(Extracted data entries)
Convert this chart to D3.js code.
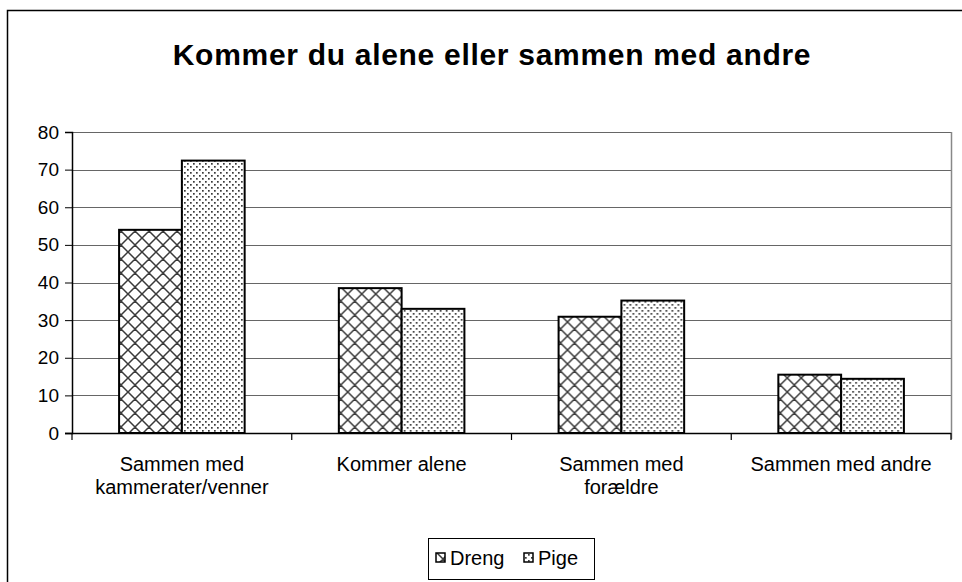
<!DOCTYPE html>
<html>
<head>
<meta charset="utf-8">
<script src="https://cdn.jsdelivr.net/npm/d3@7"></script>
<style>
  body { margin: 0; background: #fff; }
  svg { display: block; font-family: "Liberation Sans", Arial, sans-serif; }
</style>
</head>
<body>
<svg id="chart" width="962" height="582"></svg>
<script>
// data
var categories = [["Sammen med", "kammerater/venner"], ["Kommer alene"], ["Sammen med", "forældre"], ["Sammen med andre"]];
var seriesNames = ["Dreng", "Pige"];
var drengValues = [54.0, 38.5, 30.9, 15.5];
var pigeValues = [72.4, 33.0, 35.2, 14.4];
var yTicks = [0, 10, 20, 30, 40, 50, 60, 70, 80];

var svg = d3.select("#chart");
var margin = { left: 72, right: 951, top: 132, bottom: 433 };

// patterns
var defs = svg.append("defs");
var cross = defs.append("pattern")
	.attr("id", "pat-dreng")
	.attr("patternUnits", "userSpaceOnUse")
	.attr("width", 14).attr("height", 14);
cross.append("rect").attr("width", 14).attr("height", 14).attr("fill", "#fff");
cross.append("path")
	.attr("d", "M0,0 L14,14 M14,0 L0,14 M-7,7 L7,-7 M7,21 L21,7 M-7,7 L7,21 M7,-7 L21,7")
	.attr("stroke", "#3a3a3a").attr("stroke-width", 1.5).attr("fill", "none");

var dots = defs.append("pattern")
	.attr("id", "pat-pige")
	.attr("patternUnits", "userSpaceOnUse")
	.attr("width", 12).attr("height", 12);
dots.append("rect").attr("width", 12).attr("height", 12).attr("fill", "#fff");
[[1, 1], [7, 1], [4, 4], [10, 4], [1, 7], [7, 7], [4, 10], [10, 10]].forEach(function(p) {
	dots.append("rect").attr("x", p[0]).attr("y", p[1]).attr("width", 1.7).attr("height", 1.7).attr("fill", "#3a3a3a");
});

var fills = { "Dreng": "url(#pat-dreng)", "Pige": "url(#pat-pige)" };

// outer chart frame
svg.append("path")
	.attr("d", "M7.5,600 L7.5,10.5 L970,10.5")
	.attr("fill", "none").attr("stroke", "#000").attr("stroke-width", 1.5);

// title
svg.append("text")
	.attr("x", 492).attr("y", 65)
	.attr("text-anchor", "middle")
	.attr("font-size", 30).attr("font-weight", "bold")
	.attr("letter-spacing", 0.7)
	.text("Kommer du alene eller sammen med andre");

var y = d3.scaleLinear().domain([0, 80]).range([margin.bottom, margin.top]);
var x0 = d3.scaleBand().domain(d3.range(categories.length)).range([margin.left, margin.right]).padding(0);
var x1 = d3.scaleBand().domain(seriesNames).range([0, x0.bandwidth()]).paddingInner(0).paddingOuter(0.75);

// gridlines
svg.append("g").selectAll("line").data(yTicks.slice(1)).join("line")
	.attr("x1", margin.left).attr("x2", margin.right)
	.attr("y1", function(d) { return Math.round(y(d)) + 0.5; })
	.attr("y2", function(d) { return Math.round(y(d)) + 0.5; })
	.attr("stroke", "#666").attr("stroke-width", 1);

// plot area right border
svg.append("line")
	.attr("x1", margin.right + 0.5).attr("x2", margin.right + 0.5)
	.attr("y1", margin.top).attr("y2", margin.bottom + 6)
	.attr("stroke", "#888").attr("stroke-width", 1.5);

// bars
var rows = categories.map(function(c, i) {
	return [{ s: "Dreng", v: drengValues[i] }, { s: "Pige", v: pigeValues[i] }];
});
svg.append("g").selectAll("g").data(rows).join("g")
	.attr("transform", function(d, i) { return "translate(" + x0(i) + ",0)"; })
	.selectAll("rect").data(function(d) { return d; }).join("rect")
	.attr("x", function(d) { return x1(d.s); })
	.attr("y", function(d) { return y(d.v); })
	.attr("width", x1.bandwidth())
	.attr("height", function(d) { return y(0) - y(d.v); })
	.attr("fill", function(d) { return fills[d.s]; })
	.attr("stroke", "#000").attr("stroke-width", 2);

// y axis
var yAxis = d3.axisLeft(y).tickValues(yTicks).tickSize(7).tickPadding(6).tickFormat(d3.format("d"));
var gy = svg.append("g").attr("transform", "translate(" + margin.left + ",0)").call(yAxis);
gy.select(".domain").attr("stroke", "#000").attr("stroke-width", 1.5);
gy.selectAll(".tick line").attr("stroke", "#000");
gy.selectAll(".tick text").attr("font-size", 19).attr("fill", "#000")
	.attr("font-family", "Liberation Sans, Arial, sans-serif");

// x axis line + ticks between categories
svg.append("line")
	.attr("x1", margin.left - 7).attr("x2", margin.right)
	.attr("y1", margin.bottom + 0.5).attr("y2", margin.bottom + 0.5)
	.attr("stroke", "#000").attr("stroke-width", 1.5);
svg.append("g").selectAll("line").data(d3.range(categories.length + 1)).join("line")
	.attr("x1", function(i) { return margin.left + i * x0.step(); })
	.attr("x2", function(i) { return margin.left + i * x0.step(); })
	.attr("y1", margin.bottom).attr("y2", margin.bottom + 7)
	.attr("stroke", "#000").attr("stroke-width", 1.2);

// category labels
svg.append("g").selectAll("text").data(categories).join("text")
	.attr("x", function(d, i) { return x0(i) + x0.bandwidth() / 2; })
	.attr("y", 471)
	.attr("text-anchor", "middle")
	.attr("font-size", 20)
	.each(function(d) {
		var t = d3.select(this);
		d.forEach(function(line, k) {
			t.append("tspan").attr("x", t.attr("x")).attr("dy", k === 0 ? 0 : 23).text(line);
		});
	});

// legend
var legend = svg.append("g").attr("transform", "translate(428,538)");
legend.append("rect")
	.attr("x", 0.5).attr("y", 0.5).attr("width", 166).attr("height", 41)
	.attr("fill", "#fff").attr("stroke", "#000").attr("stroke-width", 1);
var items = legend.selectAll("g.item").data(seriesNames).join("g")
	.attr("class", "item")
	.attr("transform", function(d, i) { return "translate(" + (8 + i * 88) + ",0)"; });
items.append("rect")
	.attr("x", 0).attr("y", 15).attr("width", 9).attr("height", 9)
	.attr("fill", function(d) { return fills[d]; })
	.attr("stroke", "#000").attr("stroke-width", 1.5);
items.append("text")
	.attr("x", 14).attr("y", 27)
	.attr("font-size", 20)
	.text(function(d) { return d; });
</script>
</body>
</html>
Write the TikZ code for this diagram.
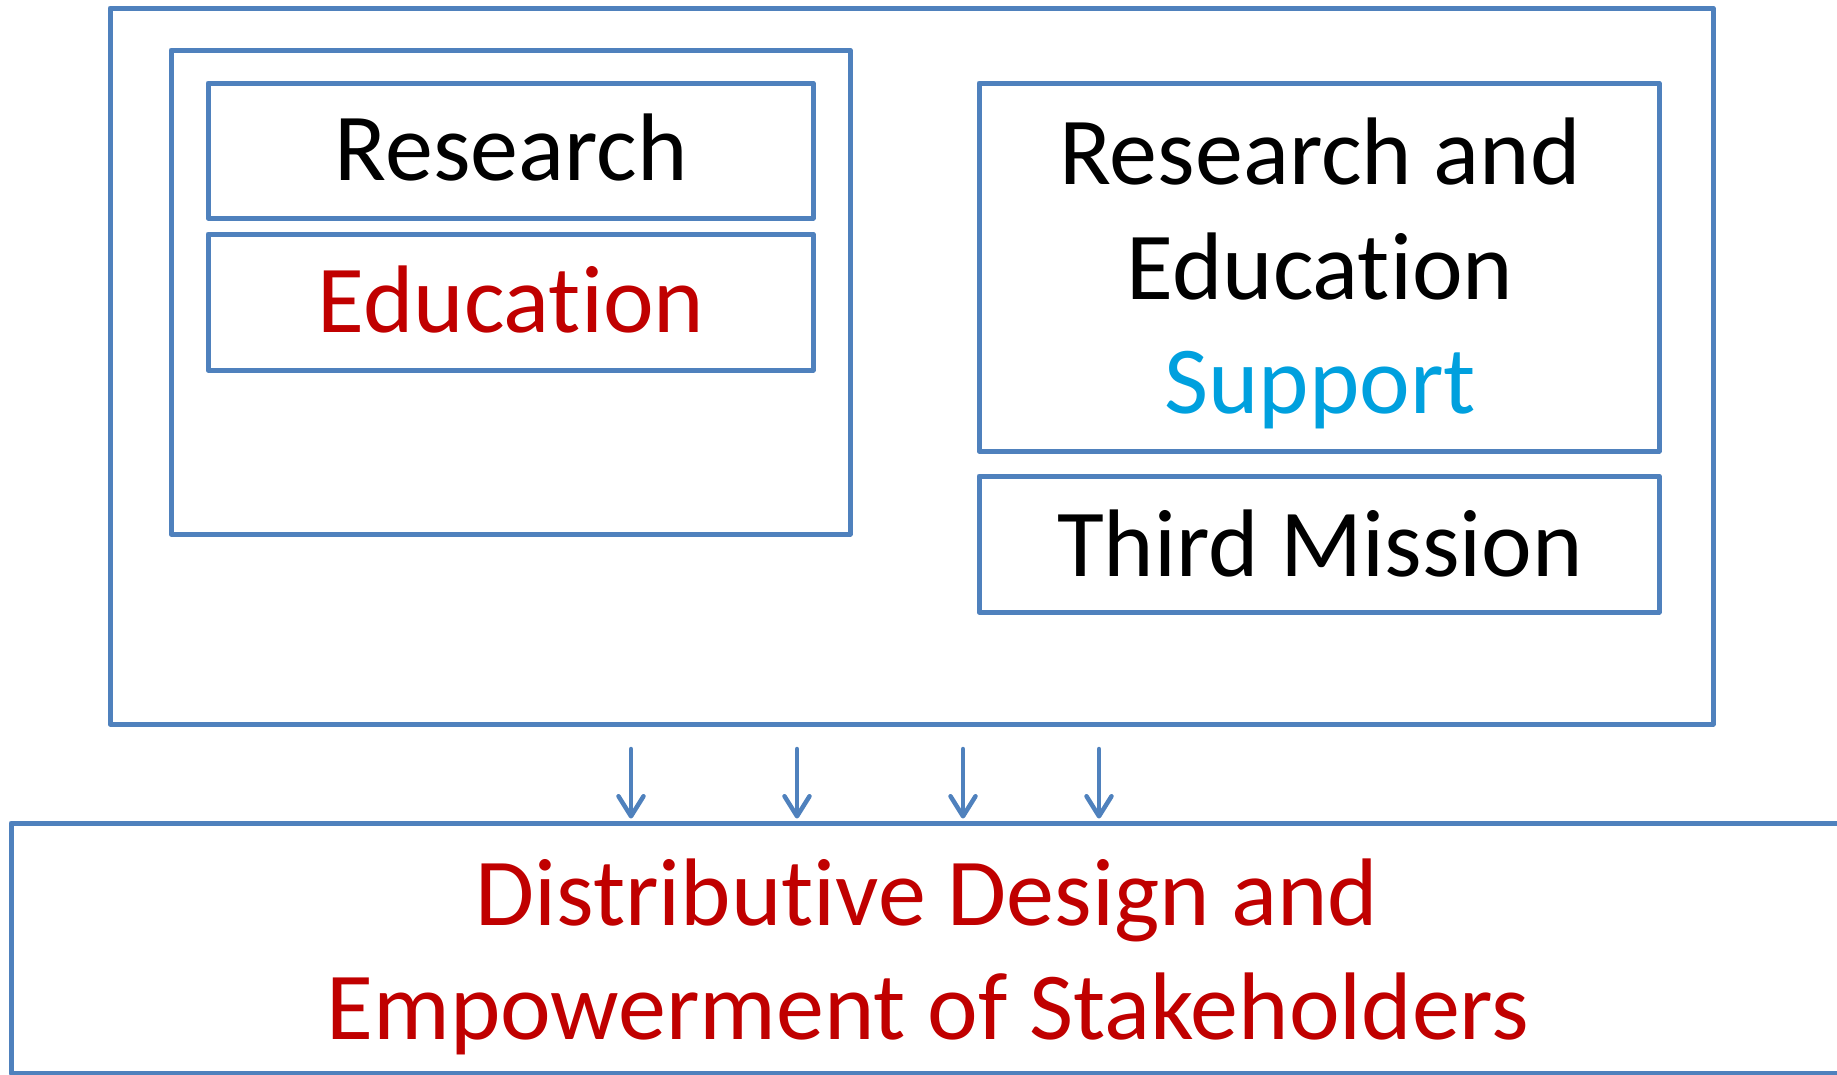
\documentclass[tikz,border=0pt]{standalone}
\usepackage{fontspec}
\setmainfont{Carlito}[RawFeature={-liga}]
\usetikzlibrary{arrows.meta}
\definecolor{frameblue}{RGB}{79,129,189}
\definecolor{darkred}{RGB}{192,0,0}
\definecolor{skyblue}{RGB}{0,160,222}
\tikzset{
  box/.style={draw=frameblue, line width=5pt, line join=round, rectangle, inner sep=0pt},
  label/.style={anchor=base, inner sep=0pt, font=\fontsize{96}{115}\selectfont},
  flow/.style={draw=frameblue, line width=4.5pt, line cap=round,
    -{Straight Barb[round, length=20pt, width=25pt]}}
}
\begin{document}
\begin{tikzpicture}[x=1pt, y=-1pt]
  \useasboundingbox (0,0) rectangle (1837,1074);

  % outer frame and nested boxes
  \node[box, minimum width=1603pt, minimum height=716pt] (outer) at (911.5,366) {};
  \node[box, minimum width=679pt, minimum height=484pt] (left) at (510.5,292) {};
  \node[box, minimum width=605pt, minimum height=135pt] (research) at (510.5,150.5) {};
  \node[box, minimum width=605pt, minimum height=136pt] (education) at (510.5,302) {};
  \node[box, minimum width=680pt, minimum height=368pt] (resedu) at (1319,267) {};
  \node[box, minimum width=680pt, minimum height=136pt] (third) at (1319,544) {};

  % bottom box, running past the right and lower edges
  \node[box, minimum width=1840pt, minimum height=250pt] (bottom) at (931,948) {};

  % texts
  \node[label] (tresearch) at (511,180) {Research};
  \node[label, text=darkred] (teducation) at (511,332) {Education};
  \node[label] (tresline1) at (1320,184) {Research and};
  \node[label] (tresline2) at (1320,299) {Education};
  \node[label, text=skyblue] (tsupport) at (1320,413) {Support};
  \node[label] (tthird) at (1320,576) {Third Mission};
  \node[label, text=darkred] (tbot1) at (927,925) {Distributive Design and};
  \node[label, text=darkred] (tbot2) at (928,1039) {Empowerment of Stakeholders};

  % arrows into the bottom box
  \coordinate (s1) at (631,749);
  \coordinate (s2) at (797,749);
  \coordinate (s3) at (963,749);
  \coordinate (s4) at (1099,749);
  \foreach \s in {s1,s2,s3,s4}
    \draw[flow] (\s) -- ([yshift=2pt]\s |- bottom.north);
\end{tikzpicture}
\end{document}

> [Written exercise] Copy exactly, and copy only, the lines from the one with "Write the TikZ code for this diagram." to the one with "text=darkred] (tbot2) at", ends included. Pictures are not part of the copy.

> [Written response]
Write the TikZ code for this diagram.
\documentclass[tikz,border=0pt]{standalone}
\usepackage{fontspec}
\setmainfont{Carlito}[RawFeature={-liga}]
\usetikzlibrary{arrows.meta}
\definecolor{frameblue}{RGB}{79,129,189}
\definecolor{darkred}{RGB}{192,0,0}
\definecolor{skyblue}{RGB}{0,160,222}
\tikzset{
  box/.style={draw=frameblue, line width=5pt, line join=round, rectangle, inner sep=0pt},
  label/.style={anchor=base, inner sep=0pt, font=\fontsize{96}{115}\selectfont},
  flow/.style={draw=frameblue, line width=4.5pt, line cap=round,
    -{Straight Barb[round, length=20pt, width=25pt]}}
}
\begin{document}
\begin{tikzpicture}[x=1pt, y=-1pt]
  \useasboundingbox (0,0) rectangle (1837,1074);

  % outer frame and nested boxes
  \node[box, minimum width=1603pt, minimum height=716pt] (outer) at (911.5,366) {};
  \node[box, minimum width=679pt, minimum height=484pt] (left) at (510.5,292) {};
  \node[box, minimum width=605pt, minimum height=135pt] (research) at (510.5,150.5) {};
  \node[box, minimum width=605pt, minimum height=136pt] (education) at (510.5,302) {};
  \node[box, minimum width=680pt, minimum height=368pt] (resedu) at (1319,267) {};
  \node[box, minimum width=680pt, minimum height=136pt] (third) at (1319,544) {};

  % bottom box, running past the right and lower edges
  \node[box, minimum width=1840pt, minimum height=250pt] (bottom) at (931,948) {};

  % texts
  \node[label] (tresearch) at (511,180) {Research};
  \node[label, text=darkred] (teducation) at (511,332) {Education};
  \node[label] (tresline1) at (1320,184) {Research and};
  \node[label] (tresline2) at (1320,299) {Education};
  \node[label, text=skyblue] (tsupport) at (1320,413) {Support};
  \node[label] (tthird) at (1320,576) {Third Mission};
  \node[label, text=darkred] (tbot1) at (927,925) {Distributive Design and};
  \node[label, text=darkred] (tbot2) at (928,1039) {Empowerment of Stakeholders};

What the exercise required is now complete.